E como está o apoio do governo através da Emater?
A Emater, quando muito, tem apenas um técnico, que não dá conta. Pelo menos para cada grupo de 100 a 150 trabalhadores, é preciso ter um técnico. Temos município com 10 mil trabalhadores e apenas dois técnicos. Assim fica difícil fazer projetos e dar acompanhamento. O problema do crédito é esse: a falta de acompanhamento e investimentos que são mal feitos. Alguns não incorporam a aptidão do agricultor lá da realidade da região.
Que outros projetos e programas estão à disposição dos trabalhadores?
Tivemos o Grito da Terra, que ajudou aumentar o volume de recurso do Pronaf B, que era R$ 1,5 mil e agora é R$ 2 mil e tem um rebate de 25%. A pessoa tira R$ 2 mil e, pagando no prazo, só paga R$ 1,5 mil. Tem esse bônus de R$ 500. E temos ainda o Pronaf Mulher, que pode ser em 3 vezes seguidas para incrementar aquele artesanato que alas fazem.
Temos também o selo da agricultura familiar que, na nossa avaliação, vai ser uma coisa importante porque vai identificar e valorizar a produção familia. Muitas vezes está lá na prateleira do supermercado, na banca da feira, mas muita gente não sabe que aquilo vem da nossa agricultura familiar, que é do pequeno trabalhado rural. O Garantia Safra no Piauí este ano está com 85 mil vagas esperando que os prefeitos façam a adesão, possam pagar sua contrapartida e se houver os problemas de seca ou cheia, que façam com que a perda seja reduzida em 50% e que possam fazer o comunicado em tempo hábil.

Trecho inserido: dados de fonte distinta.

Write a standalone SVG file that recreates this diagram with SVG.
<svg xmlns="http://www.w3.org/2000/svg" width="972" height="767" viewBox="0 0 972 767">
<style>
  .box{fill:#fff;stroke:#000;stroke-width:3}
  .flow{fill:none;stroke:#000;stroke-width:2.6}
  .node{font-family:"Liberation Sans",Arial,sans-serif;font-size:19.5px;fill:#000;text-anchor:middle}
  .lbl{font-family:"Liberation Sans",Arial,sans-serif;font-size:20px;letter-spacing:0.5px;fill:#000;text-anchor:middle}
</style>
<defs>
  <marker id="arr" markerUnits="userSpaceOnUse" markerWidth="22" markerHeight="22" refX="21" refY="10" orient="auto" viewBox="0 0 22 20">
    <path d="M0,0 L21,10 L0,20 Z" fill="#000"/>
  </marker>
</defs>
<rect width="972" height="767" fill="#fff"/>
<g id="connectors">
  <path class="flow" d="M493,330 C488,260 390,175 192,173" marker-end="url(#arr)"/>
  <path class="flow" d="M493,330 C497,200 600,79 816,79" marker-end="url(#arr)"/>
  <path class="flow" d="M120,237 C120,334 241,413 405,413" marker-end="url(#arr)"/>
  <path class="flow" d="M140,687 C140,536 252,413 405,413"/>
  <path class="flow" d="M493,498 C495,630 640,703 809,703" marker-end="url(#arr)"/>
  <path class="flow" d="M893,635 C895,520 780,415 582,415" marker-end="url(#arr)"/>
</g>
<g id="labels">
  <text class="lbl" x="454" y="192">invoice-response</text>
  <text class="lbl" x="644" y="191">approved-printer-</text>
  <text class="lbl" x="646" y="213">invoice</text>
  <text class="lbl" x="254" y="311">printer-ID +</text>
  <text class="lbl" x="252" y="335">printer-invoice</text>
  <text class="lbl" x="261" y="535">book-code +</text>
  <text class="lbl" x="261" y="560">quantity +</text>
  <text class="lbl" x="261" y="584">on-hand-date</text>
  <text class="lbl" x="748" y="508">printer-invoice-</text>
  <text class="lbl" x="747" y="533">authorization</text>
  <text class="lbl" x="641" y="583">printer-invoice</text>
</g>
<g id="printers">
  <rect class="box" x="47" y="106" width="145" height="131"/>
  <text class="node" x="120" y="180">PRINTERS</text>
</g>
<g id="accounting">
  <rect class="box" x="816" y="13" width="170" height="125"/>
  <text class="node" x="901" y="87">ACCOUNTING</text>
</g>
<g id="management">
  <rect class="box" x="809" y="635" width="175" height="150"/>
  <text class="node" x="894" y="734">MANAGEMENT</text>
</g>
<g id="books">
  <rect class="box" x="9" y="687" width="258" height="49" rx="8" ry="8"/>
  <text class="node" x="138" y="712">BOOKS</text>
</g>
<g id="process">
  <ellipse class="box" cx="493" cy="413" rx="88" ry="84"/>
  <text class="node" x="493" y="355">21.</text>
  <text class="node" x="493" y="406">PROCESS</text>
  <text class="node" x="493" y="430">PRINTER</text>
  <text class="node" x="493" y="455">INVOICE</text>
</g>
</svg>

Diante destes avanços e retrocessos, como o senhor avalia a vida do trabalhador rural nos últimos anos?
Podemos dizer que houve muitos avanços, mas nós do Nordeste, principalmente o Piauí, ainda temos muito por reivindicar e conquistar. Ainda temos muitos quilômetros a percorrer para chagarmos a um campo com uma qualidade de vida melhor. Ainda temos muita pobreza, analfabetismo, muita gente sem terra, muita falta de capacitação assistência técnica.

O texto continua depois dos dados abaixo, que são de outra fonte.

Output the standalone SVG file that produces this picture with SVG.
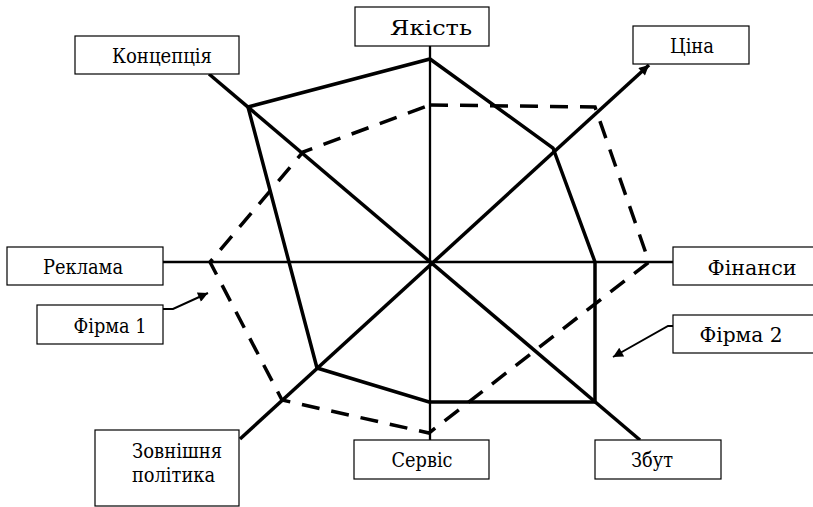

Temos que perceber que houve avanços em alguns momentos, mas a agricultura foi abandonada no Nordeste precisa se fortalecer. E para que ela se fortaleça, é preciso políticas públicas: muita gente no campo não tem água para beber, não tem energia. Além dos problemas graves de ameaças. Muitos trabalhadores estão proibidos de plantar nas terras onde nasceram e cresceram. Por conta da valorização das terras do Piauí, isso está se dando em todas as regiões – no Semiárido, nos Cerrados, nos Cocais. O agronegócio da soja e do eucalipto está atraindo muitas pessoas de fora. Como nós piauienses estamos despreparados economicamente e em termos de capacitação, estamos perdendo espaço.